Extract the lines that carry the string "page" from the listing.

------------------------

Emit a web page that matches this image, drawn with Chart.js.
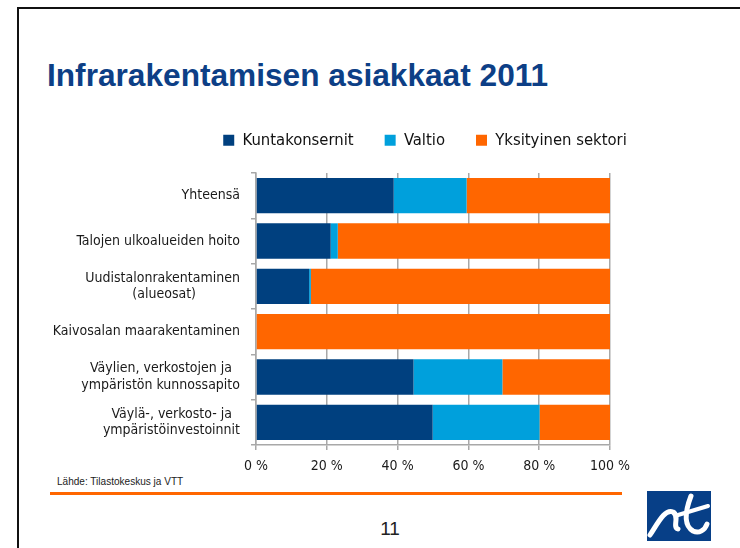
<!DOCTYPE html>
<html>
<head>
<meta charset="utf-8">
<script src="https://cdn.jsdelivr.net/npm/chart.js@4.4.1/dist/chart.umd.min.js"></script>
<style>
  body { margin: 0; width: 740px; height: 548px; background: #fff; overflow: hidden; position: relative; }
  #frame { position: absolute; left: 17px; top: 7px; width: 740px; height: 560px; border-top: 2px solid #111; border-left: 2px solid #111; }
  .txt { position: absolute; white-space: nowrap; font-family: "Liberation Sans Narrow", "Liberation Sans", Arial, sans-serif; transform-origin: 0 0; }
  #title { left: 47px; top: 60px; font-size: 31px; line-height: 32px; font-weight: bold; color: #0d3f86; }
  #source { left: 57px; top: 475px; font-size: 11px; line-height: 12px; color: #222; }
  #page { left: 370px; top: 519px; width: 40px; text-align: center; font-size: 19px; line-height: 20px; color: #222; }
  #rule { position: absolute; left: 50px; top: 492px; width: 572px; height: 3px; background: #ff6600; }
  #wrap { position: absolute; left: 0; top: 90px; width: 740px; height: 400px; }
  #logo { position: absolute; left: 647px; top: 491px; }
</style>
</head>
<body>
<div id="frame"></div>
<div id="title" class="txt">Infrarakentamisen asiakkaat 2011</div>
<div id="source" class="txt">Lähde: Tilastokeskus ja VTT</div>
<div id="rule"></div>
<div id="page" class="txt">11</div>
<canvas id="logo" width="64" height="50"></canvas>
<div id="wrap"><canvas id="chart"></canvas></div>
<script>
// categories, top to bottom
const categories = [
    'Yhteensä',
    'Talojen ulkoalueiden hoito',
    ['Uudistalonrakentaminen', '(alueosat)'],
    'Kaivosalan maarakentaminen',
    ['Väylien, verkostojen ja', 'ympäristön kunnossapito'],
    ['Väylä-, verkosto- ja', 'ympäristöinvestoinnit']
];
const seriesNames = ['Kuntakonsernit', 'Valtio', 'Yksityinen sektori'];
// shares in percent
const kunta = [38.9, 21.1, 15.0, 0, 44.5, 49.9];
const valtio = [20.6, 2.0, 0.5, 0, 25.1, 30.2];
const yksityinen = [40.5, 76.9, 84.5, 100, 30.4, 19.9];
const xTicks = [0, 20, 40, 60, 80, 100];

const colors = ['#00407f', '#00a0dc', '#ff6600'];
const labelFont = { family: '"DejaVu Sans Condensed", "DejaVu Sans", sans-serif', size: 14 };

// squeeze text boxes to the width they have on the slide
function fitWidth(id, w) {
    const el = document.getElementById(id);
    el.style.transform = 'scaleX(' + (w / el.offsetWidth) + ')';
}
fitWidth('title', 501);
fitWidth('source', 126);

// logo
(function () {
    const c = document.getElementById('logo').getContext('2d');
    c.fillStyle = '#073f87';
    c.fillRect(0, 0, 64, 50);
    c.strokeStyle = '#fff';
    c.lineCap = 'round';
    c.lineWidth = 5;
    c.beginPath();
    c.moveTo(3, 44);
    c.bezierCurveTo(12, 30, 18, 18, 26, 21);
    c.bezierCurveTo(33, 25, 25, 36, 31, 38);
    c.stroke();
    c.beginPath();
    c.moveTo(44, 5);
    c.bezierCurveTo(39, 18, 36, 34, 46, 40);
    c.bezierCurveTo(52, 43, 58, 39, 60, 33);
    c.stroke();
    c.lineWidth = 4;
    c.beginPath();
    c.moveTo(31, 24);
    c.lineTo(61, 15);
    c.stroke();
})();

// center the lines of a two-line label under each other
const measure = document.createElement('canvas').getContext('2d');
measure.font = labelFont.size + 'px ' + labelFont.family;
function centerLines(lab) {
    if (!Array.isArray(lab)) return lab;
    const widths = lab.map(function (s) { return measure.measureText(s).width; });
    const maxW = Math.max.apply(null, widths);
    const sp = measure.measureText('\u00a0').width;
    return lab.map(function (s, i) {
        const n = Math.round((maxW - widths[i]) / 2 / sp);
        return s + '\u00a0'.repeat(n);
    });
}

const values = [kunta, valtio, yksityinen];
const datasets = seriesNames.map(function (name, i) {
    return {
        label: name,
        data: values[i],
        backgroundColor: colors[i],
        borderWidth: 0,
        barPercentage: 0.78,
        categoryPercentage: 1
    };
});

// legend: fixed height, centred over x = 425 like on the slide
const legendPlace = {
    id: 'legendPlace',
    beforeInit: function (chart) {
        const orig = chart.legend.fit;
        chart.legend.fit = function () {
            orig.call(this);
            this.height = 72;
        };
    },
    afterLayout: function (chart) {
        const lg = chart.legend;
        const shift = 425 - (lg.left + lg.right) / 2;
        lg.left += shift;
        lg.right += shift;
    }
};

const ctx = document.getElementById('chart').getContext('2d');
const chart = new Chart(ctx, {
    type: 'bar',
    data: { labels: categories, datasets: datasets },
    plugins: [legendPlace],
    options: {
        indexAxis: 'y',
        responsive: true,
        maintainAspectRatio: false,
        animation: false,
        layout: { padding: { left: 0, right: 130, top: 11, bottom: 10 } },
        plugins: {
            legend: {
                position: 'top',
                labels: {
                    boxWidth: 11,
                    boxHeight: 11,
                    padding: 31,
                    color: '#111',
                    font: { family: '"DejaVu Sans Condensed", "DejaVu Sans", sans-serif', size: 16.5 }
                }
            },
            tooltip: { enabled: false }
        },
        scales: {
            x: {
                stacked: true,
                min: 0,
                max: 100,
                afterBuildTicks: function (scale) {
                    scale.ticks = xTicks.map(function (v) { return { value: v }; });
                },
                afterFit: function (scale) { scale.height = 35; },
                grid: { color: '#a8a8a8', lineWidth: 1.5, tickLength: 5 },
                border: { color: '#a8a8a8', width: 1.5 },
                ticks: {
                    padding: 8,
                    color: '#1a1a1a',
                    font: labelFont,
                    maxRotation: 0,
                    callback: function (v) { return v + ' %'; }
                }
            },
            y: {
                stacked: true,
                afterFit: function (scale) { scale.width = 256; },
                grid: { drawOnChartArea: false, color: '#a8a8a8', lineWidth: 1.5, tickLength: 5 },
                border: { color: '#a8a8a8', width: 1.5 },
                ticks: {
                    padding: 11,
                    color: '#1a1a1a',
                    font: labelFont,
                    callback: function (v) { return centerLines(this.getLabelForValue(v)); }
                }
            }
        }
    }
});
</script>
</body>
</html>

------------------------

### Solution to this task
Emit a web page that matches this image, drawn with Chart.js.
  #page { left: 370px; top: 519px; width: 40px; text-align: center; font-size: 19px; line-height: 20px; color: #222; }
<div id="page" class="txt">11</div>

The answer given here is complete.